◆ Task
Return the data exactly, with all pictures removed.

◆ Task data
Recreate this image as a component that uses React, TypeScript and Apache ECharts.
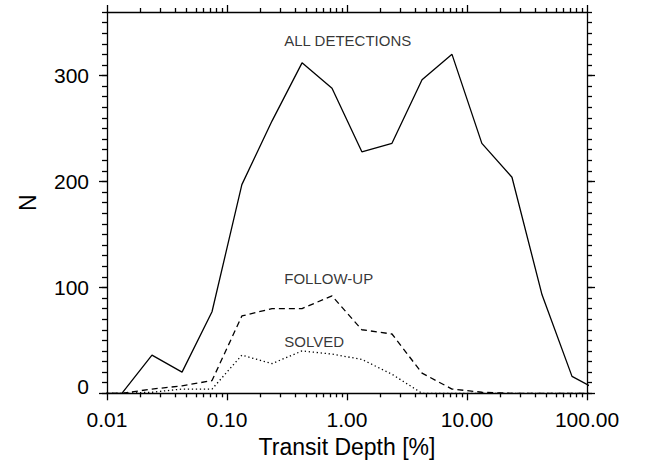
import React, { useEffect, useRef } from "react";
import * as echarts from "echarts";

// Bin centres of the transit-depth histogram (in %)
const binCenters = [0.0075, 0.0133, 0.0237, 0.0422, 0.075, 0.133, 0.237, 0.422, 0.75, 1.33, 2.37, 4.22, 7.5, 13.3, 23.7, 42.2, 75, 133];
const allDetections = [0, 0, 36, 20, 77, 197, 257, 312, 288, 228, 236, 296, 320, 236, 204, 93, 16, 1];
const followUp = [0, 0, 4, 7, 12, 73, 80, 80, 92, 60, 56, 19, 4, 1, 0, 0, 0, 0];
const solved = [0, 0, 1, 4, 4, 36, 28, 40, 37, 32, 18, 0, 0, 0, 0, 0, 0, 0];

const yMajorTicks = [0, 100, 200, 300];
const annotationTexts = ["ALL DETECTIONS", "FOLLOW-UP", "SOLVED"];
const annotationX = [0.3, 0.3, 0.3];
const annotationY = [333, 108, 48.5];

const FONT = "'Liberation Sans', Arial, Helvetica, sans-serif";
const BLACK = "#000";

export default function App() {
  const ref = useRef<HTMLDivElement>(null);

  useEffect(() => {
    if (!ref.current) return;
    const chart = echarts.init(ref.current, undefined, { renderer: "svg" });

    const lineW = 1.3;
    const axisLine = { show: true, onZero: false, lineStyle: { color: BLACK, width: lineW } };
    const majorTick = { show: true, inside: false, length: 7, lineStyle: { color: BLACK, width: lineW } };
    const minorTick = { show: true, splitNumber: 10, length: 4, lineStyle: { color: BLACK, width: lineW } };

    const xBase = {
      type: "log" as const,
      logBase: 10,
      min: 0.01,
      max: 100,
      splitLine: { show: false },
      minorSplitLine: { show: false },
      axisLine,
      axisTick: majorTick,
      minorTick,
    };

    const yRange = { type: "value" as const, min: 0, max: 360, splitLine: { show: false } };

    const option = {
      animation: false,
      backgroundColor: "#fff",
      textStyle: { fontFamily: FONT },
      grid: { left: 107, right: 61, top: 12, bottom: 70.7, containLabel: false },
      xAxis: [
        {
          ...xBase,
          position: "bottom",
          name: "Transit Depth [%]",
          nameLocation: "middle",
          nameGap: 42,
          nameTextStyle: { color: BLACK, fontSize: 23, fontFamily: FONT },
          axisLabel: {
            color: BLACK,
            fontSize: 21,
            fontFamily: FONT,
            margin: 16,
            formatter: (v: number) => Number(v).toFixed(2),
          },
        },
        {
          ...xBase,
          position: "top",
          axisLabel: { show: false },
        },
      ],
      yAxis: [
        {
          ...yRange,
          position: "left",
          interval: 100,
          name: "N",
          nameLocation: "middle",
          nameRotate: 90,
          nameGap: 68,
          nameTextStyle: { color: BLACK, fontSize: 23, fontFamily: FONT },
          axisLine,
          axisTick: { ...majorTick, length: 8, customValues: yMajorTicks },
          axisLabel: {
            color: BLACK,
            fontSize: 21,
            fontFamily: FONT,
            margin: 18,
            customValues: yMajorTicks,
            formatter: (v: number) => (v === 0 ? "{z|0}" : String(v)),
            rich: { z: { fontSize: 21, fontFamily: FONT, color: BLACK, padding: [0, 0, 14, 0] } },
          },
        },
        {
          ...yRange,
          position: "left",
          interval: 10,
          axisLine: { show: false, onZero: false },
          axisTick: { show: true, inside: false, length: 5, lineStyle: { color: BLACK, width: lineW } },
          axisLabel: { show: false },
        },
        {
          ...yRange,
          position: "right",
          interval: 100,
          axisLine,
          axisTick: { ...majorTick, length: 8, customValues: yMajorTicks },
          axisLabel: { show: false },
        },
        {
          ...yRange,
          position: "right",
          interval: 10,
          axisLine: { show: false, onZero: false },
          axisTick: { show: true, inside: false, length: 5, lineStyle: { color: BLACK, width: lineW } },
          axisLabel: { show: false },
        },
      ],
      series: [
        {
          name: "ALL DETECTIONS",
          type: "line",
          xAxisIndex: 0,
          yAxisIndex: 0,
          data: binCenters.map((x, i) => [x, allDetections[i]]),
          showSymbol: false,
          symbol: "none",
          clip: true,
          lineStyle: { color: BLACK, width: lineW, type: "solid" },
        },
        {
          name: "FOLLOW-UP",
          type: "line",
          xAxisIndex: 0,
          yAxisIndex: 0,
          data: binCenters.map((x, i) => [x, followUp[i]]),
          showSymbol: false,
          symbol: "none",
          clip: true,
          lineStyle: { color: BLACK, width: lineW, type: [6, 4] },
        },
        {
          name: "SOLVED",
          type: "line",
          xAxisIndex: 0,
          yAxisIndex: 0,
          data: binCenters.map((x, i) => [x, solved[i]]),
          showSymbol: false,
          symbol: "none",
          clip: true,
          lineStyle: { color: BLACK, width: lineW, type: [1.3, 2.7] },
        },
        {
          name: "labels",
          type: "scatter",
          xAxisIndex: 0,
          yAxisIndex: 0,
          silent: true,
          symbolSize: 0,
          data: annotationTexts.map((t, i) => [annotationX[i], annotationY[i], t]),
          label: {
            show: true,
            position: "right",
            distance: 0,
            color: BLACK,
            fontSize: 15,
            fontFamily: FONT,
            formatter: (p: any) => p.value[2],
          },
        },
      ],
    };

    chart.setOption(option as any);
    return () => chart.dispose();
  }, []);

  return (
    <div
      ref={ref}
      style={{ position: "absolute", left: 0, top: 0, width: 648, height: 464, background: "#fff" }}
    />
  );
}
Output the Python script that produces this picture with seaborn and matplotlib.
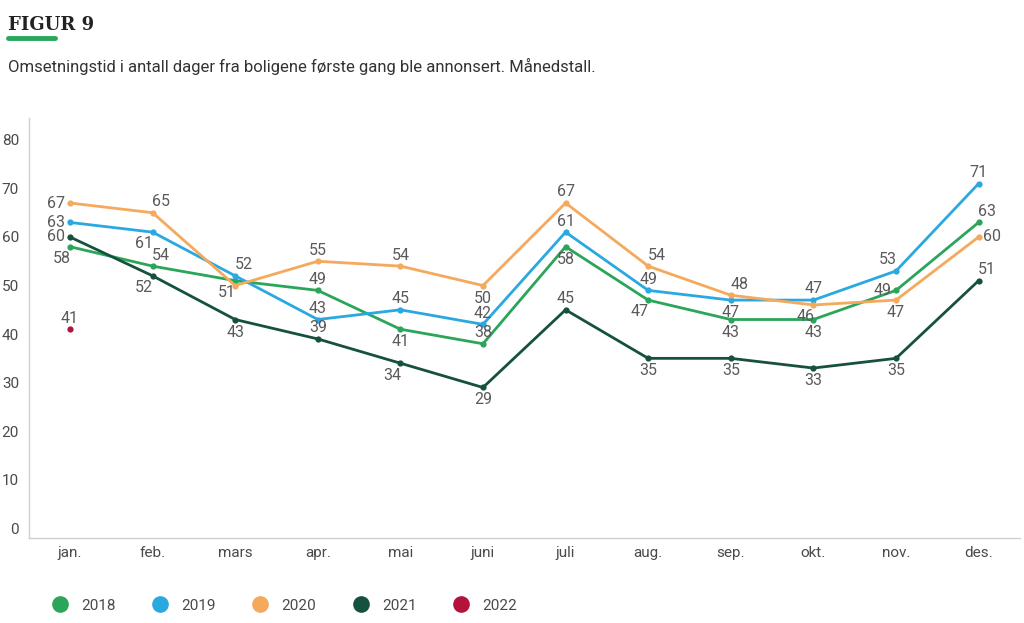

◆ Solution to this task
Recreate this image as a component that uses React, TypeScript and Apache ECharts.
import React, { useEffect, useRef } from "react";
import * as echarts from "echarts";

// Bin centres of the transit-depth histogram (in %)
const binCenters = [0.0075, 0.0133, 0.0237, 0.0422, 0.075, 0.133, 0.237, 0.422, 0.75, 1.33, 2.37, 4.22, 7.5, 13.3, 23.7, 42.2, 75, 133];
const allDetections = [0, 0, 36, 20, 77, 197, 257, 312, 288, 228, 236, 296, 320, 236, 204, 93, 16, 1];
const followUp = [0, 0, 4, 7, 12, 73, 80, 80, 92, 60, 56, 19, 4, 1, 0, 0, 0, 0];
const solved = [0, 0, 1, 4, 4, 36, 28, 40, 37, 32, 18, 0, 0, 0, 0, 0, 0, 0];

const yMajorTicks = [0, 100, 200, 300];
const annotationTexts = ["ALL DETECTIONS", "FOLLOW-UP", "SOLVED"];
const annotationX = [0.3, 0.3, 0.3];
const annotationY = [333, 108, 48.5];

const FONT = "'Liberation Sans', Arial, Helvetica, sans-serif";
const BLACK = "#000";

export default function App() {
  const ref = useRef<HTMLDivElement>(null);

  useEffect(() => {
    if (!ref.current) return;
    const chart = echarts.init(ref.current, undefined, { renderer: "svg" });

    const lineW = 1.3;
    const axisLine = { show: true, onZero: false, lineStyle: { color: BLACK, width: lineW } };
    const majorTick = { show: true, inside: false, length: 7, lineStyle: { color: BLACK, width: lineW } };
    const minorTick = { show: true, splitNumber: 10, length: 4, lineStyle: { color: BLACK, width: lineW } };

    const xBase = {
      type: "log" as const,
      logBase: 10,
      min: 0.01,
      max: 100,
      splitLine: { show: false },
      minorSplitLine: { show: false },
      axisLine,
      axisTick: majorTick,
      minorTick,
    };

    const yRange = { type: "value" as const, min: 0, max: 360, splitLine: { show: false } };

    const option = {
      animation: false,
      backgroundColor: "#fff",
      textStyle: { fontFamily: FONT },
      grid: { left: 107, right: 61, top: 12, bottom: 70.7, containLabel: false },
      xAxis: [
        {
          ...xBase,
          position: "bottom",
          name: "Transit Depth [%]",
          nameLocation: "middle",
          nameGap: 42,
          nameTextStyle: { color: BLACK, fontSize: 23, fontFamily: FONT },
          axisLabel: {
            color: BLACK,
            fontSize: 21,
            fontFamily: FONT,
            margin: 16,
            formatter: (v: number) => Number(v).toFixed(2),
          },
        },
        {
          ...xBase,
          position: "top",
          axisLabel: { show: false },
        },
      ],
      yAxis: [
        {
          ...yRange,
          position: "left",
          interval: 100,
          name: "N",
          nameLocation: "middle",
          nameRotate: 90,
          nameGap: 68,
          nameTextStyle: { color: BLACK, fontSize: 23, fontFamily: FONT },
          axisLine,
          axisTick: { ...majorTick, length: 8, customValues: yMajorTicks },
          axisLabel: {
            color: BLACK,
            fontSize: 21,
            fontFamily: FONT,
            margin: 18,
            customValues: yMajorTicks,
            formatter: (v: number) => (v === 0 ? "{z|0}" : String(v)),
            rich: { z: { fontSize: 21, fontFamily: FONT, color: BLACK, padding: [0, 0, 14, 0] } },
          },
        },
        {
          ...yRange,
          position: "left",
          interval: 10,
          axisLine: { show: false, onZero: false },
          axisTick: { show: true, inside: false, length: 5, lineStyle: { color: BLACK, width: lineW } },
          axisLabel: { show: false },
        },
        {
          ...yRange,
          position: "right",
          interval: 100,
          axisLine,
          axisTick: { ...majorTick, length: 8, customValues: yMajorTicks },
          axisLabel: { show: false },
        },
        {
          ...yRange,
          position: "right",
          interval: 10,
          axisLine: { show: false, onZero: false },
          axisTick: { show: true, inside: false, length: 5, lineStyle: { color: BLACK, width: lineW } },
          axisLabel: { show: false },
        },
      ],
      series: [
        {
          name: "ALL DETECTIONS",
          type: "line",
          xAxisIndex: 0,
          yAxisIndex: 0,
          data: binCenters.map((x, i) => [x, allDetections[i]]),
          showSymbol: false,
          symbol: "none",
          clip: true,
          lineStyle: { color: BLACK, width: lineW, type: "solid" },
        },
        {
          name: "FOLLOW-UP",
          type: "line",
          xAxisIndex: 0,
          yAxisIndex: 0,
          data: binCenters.map((x, i) => [x, followUp[i]]),
          showSymbol: false,
          symbol: "none",
          clip: true,
          lineStyle: { color: BLACK, width: lineW, type: [6, 4] },
        },
        {
          name: "SOLVED",
          type: "line",
          xAxisIndex: 0,
          yAxisIndex: 0,
          data: binCenters.map((x, i) => [x, solved[i]]),
          showSymbol: false,
          symbol: "none",
          clip: true,
          lineStyle: { color: BLACK, width: lineW, type: [1.3, 2.7] },
        },
        {
          name: "labels",
          type: "scatter",
          xAxisIndex: 0,
          yAxisIndex: 0,
          silent: true,
          symbolSize: 0,
          data: annotationTexts.map((t, i) => [annotationX[i], annotationY[i], t]),
          label: {
            show: true,
            position: "right",
            distance: 0,
            color: BLACK,
            fontSize: 15,
            fontFamily: FONT,
            formatter: (p: any) => p.value[2],
          },
        },
      ],
    };

    chart.setOption(option as any);
    return () => chart.dispose();
  }, []);

  return (
    <div
      ref={ref}
      style={{ position: "absolute", left: 0, top: 0, width: 648, height: 464, background: "#fff" }}
    />
  );
}
Output the Python script that produces this picture with seaborn and matplotlib.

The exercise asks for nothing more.